## Dataset rows
-------------------------
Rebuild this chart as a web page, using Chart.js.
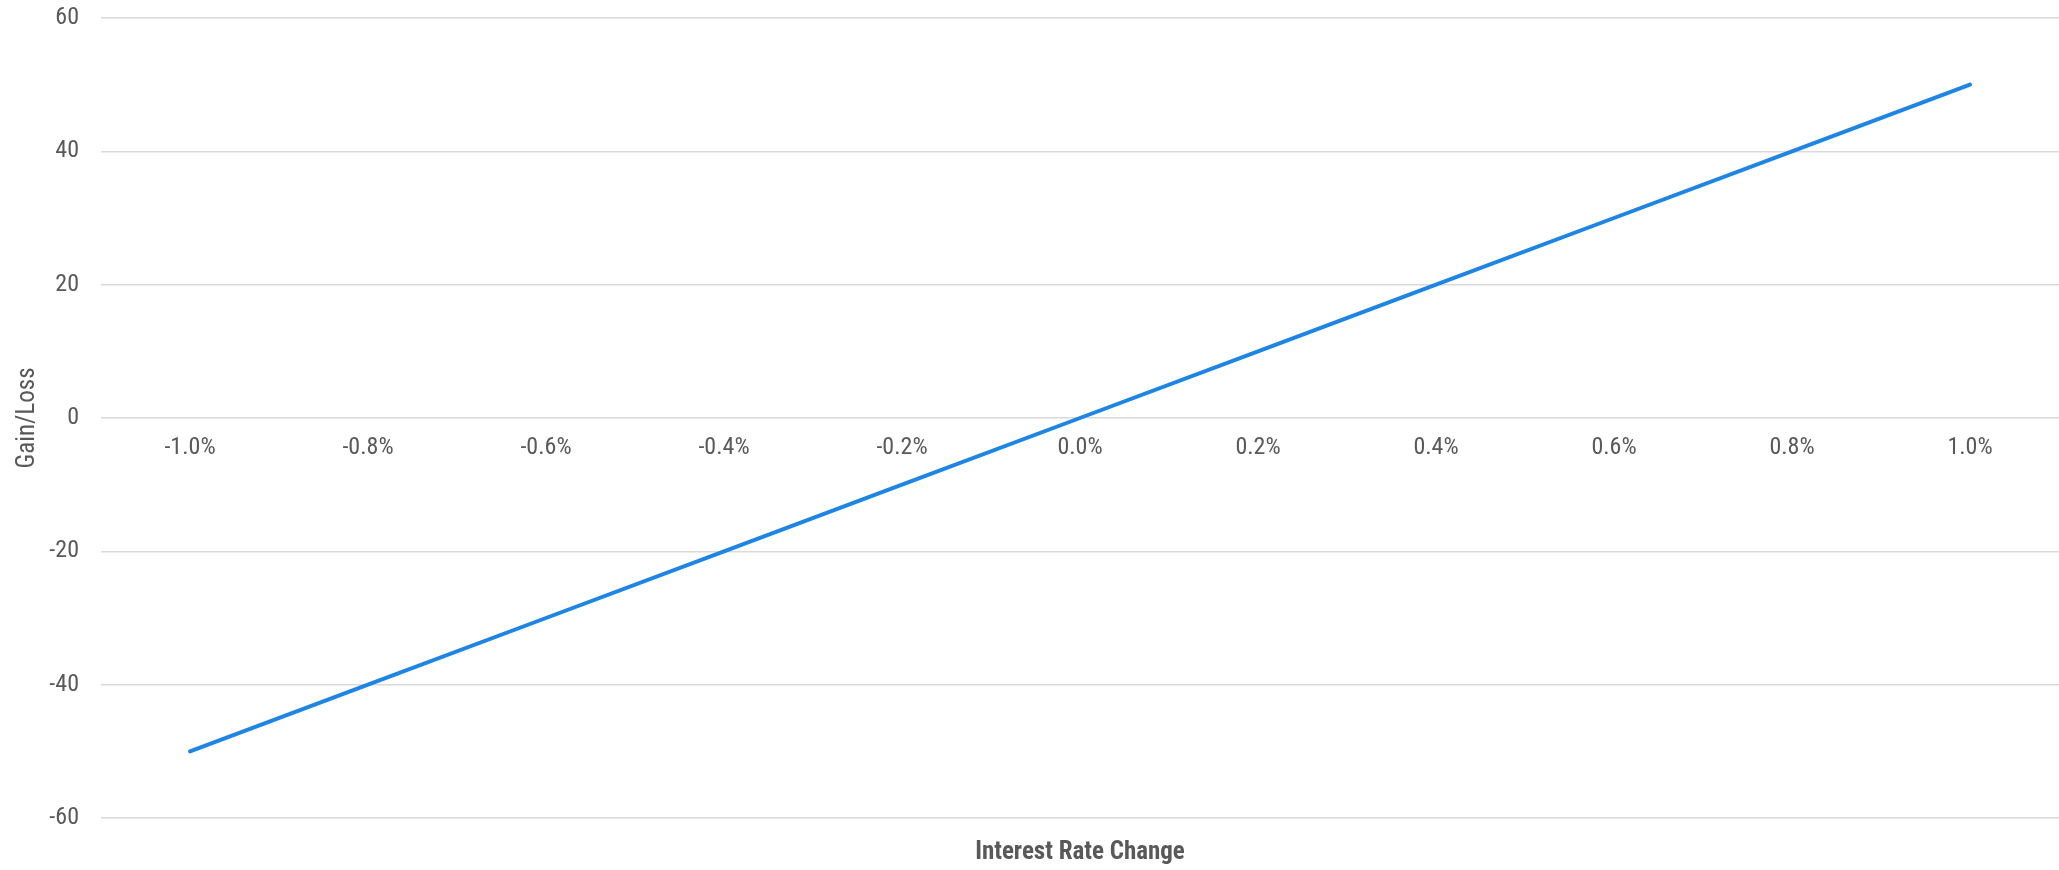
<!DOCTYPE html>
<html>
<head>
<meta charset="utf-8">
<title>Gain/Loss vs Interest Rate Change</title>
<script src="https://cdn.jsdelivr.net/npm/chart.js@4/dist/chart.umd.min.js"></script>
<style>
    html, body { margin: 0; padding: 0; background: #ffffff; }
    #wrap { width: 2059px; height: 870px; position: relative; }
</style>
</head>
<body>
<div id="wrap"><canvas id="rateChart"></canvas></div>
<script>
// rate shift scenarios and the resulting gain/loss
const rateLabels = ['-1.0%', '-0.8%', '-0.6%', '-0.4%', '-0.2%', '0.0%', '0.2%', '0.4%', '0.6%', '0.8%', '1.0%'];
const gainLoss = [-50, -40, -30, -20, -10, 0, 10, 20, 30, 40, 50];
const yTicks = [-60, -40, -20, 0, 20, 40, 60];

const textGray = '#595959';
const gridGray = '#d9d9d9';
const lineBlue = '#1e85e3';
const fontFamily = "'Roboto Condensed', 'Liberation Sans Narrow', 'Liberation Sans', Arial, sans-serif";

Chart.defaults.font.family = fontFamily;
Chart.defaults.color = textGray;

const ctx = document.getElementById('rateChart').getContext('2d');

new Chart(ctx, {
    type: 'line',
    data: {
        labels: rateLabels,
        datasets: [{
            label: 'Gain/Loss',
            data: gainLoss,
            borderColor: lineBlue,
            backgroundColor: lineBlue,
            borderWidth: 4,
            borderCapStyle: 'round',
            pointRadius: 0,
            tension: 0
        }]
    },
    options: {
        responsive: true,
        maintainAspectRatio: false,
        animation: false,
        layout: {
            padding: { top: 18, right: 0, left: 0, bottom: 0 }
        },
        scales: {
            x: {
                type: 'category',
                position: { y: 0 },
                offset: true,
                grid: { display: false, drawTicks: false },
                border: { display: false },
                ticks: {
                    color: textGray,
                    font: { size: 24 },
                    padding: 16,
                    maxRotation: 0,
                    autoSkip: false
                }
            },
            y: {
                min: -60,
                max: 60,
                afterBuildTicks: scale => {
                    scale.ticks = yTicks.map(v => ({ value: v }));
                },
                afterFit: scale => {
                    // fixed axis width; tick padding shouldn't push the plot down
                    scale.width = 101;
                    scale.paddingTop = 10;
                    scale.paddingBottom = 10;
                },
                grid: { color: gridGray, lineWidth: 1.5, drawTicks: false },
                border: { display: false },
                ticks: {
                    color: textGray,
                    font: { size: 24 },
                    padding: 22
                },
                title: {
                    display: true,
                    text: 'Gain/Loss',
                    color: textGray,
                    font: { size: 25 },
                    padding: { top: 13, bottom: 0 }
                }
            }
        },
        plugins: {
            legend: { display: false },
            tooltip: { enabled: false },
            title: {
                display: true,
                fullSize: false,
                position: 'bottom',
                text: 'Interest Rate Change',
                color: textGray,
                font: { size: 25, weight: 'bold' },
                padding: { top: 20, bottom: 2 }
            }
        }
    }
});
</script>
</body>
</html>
-------------------------
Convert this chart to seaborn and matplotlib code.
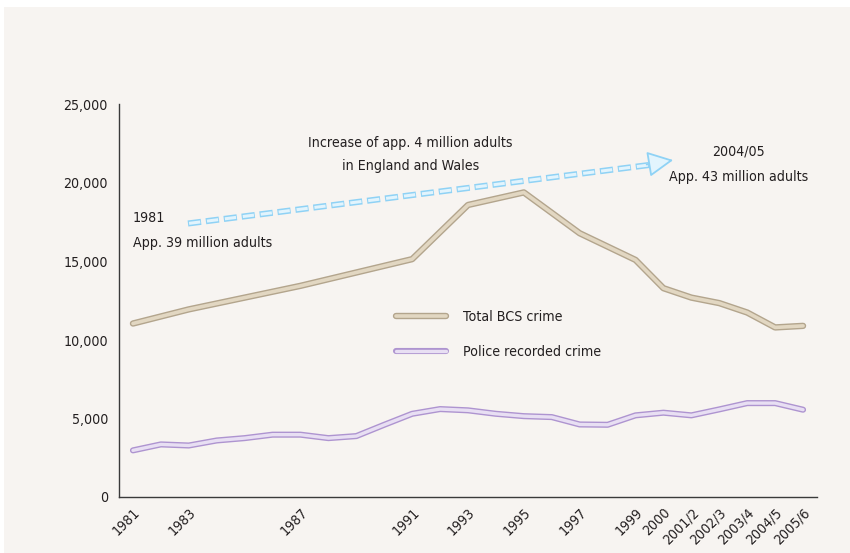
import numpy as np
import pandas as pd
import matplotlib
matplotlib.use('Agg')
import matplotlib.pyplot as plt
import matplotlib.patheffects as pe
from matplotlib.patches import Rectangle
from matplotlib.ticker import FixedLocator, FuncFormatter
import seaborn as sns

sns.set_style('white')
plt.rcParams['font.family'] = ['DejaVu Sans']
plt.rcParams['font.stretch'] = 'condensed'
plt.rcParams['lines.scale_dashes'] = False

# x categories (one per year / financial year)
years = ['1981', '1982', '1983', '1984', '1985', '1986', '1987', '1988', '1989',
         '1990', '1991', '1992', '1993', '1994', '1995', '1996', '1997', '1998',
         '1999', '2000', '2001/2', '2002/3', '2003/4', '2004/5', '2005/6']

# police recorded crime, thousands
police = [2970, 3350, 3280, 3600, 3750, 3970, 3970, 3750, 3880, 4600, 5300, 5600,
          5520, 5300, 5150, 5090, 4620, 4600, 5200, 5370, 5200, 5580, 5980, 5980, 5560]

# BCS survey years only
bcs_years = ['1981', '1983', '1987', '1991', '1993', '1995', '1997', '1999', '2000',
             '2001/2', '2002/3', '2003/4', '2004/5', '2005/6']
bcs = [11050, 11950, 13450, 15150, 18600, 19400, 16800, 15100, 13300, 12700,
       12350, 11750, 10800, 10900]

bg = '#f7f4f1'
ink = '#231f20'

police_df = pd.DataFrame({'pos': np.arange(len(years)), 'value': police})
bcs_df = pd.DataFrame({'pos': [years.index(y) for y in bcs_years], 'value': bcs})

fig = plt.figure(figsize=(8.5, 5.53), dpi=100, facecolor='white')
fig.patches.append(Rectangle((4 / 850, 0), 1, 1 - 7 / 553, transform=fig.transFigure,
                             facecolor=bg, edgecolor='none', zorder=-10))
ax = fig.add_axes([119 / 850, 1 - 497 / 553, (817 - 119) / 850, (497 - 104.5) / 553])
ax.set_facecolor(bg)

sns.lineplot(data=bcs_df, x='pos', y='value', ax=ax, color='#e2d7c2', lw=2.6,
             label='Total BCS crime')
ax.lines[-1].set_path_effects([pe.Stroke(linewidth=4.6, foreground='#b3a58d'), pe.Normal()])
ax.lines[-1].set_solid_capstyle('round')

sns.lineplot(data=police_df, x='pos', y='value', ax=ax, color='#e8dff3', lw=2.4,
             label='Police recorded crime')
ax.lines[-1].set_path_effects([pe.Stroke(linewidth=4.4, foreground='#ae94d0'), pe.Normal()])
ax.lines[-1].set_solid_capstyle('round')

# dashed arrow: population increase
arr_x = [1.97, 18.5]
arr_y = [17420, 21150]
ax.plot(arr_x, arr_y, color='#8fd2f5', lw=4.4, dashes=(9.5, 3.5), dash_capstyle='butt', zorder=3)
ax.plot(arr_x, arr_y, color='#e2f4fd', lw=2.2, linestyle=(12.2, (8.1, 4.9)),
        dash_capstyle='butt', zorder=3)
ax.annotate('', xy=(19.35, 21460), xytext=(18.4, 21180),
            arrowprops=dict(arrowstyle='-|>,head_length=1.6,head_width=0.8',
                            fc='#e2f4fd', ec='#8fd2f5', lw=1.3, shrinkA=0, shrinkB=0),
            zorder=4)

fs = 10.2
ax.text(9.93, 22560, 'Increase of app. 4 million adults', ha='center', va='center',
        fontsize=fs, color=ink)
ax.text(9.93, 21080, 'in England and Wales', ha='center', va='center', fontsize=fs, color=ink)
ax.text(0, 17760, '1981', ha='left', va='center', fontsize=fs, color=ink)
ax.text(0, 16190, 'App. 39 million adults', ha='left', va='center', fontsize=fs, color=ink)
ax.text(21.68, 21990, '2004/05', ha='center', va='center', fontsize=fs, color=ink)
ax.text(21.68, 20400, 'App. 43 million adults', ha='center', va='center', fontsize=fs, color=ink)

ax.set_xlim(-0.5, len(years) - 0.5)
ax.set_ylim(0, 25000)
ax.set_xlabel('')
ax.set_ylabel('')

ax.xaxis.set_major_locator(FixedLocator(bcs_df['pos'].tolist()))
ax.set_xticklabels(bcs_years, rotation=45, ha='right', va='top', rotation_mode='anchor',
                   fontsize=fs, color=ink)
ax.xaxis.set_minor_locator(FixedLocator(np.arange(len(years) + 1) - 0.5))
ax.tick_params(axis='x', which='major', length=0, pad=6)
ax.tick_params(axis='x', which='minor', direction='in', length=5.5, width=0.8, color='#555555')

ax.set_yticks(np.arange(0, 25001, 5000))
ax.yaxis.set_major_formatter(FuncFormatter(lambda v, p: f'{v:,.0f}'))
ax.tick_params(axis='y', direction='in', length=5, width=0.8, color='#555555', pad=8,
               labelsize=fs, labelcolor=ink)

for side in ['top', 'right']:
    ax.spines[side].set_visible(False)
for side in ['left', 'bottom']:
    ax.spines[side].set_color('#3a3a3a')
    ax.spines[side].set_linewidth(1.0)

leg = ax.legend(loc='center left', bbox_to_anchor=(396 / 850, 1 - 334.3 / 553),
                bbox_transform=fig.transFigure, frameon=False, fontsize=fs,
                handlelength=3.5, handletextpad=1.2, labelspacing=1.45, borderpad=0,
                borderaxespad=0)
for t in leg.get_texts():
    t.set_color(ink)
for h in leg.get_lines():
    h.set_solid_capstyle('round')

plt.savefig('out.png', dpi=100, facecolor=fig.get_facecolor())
-------------------------
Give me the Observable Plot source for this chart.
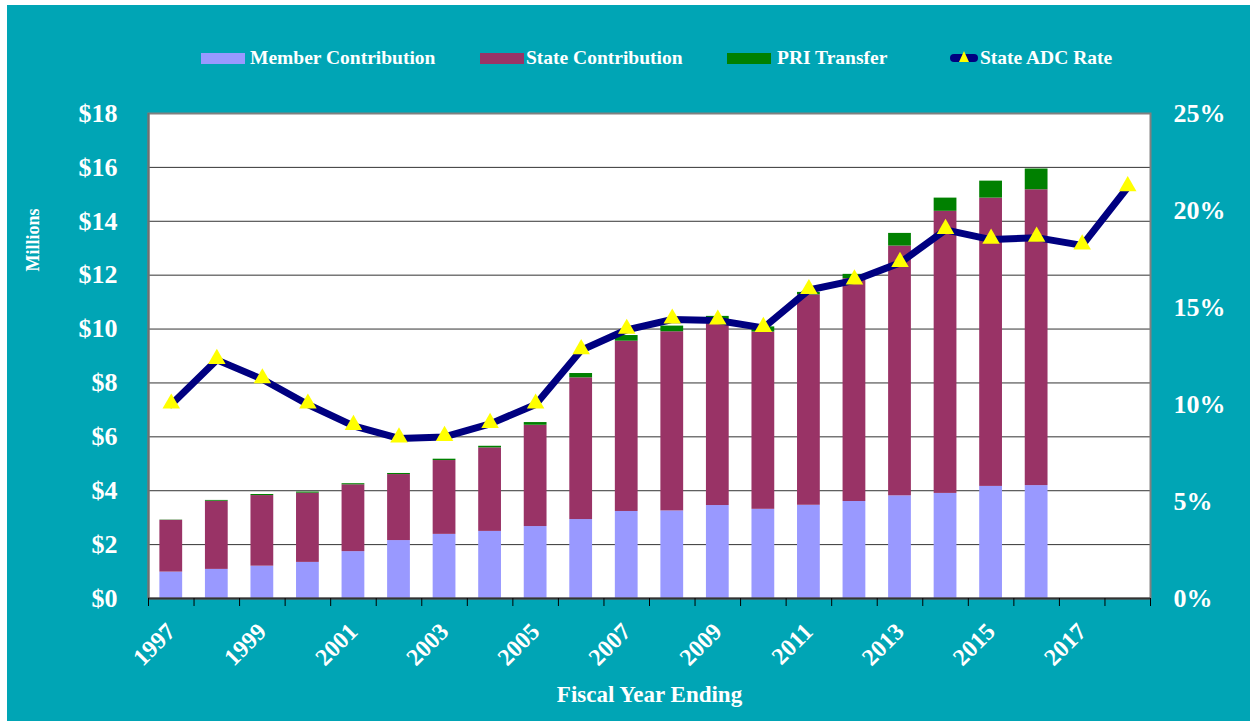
-------------------------
## Stated task
Leave out the pictures and quote exactly the lines from the one where "Rebuild this chart" appears to the one where "const yTicks = [-60, -40, -20, 0, 20, 40, 60];" appears, both ends counted.

## The output
Rebuild this chart as a web page, using Chart.js.
<!DOCTYPE html>
<html>
<head>
<meta charset="utf-8">
<title>Gain/Loss vs Interest Rate Change</title>
<script src="https://cdn.jsdelivr.net/npm/chart.js@4/dist/chart.umd.min.js"></script>
<style>
    html, body { margin: 0; padding: 0; background: #ffffff; }
    #wrap { width: 2059px; height: 870px; position: relative; }
</style>
</head>
<body>
<div id="wrap"><canvas id="rateChart"></canvas></div>
<script>
// rate shift scenarios and the resulting gain/loss
const rateLabels = ['-1.0%', '-0.8%', '-0.6%', '-0.4%', '-0.2%', '0.0%', '0.2%', '0.4%', '0.6%', '0.8%', '1.0%'];
const gainLoss = [-50, -40, -30, -20, -10, 0, 10, 20, 30, 40, 50];
const yTicks = [-60, -40, -20, 0, 20, 40, 60];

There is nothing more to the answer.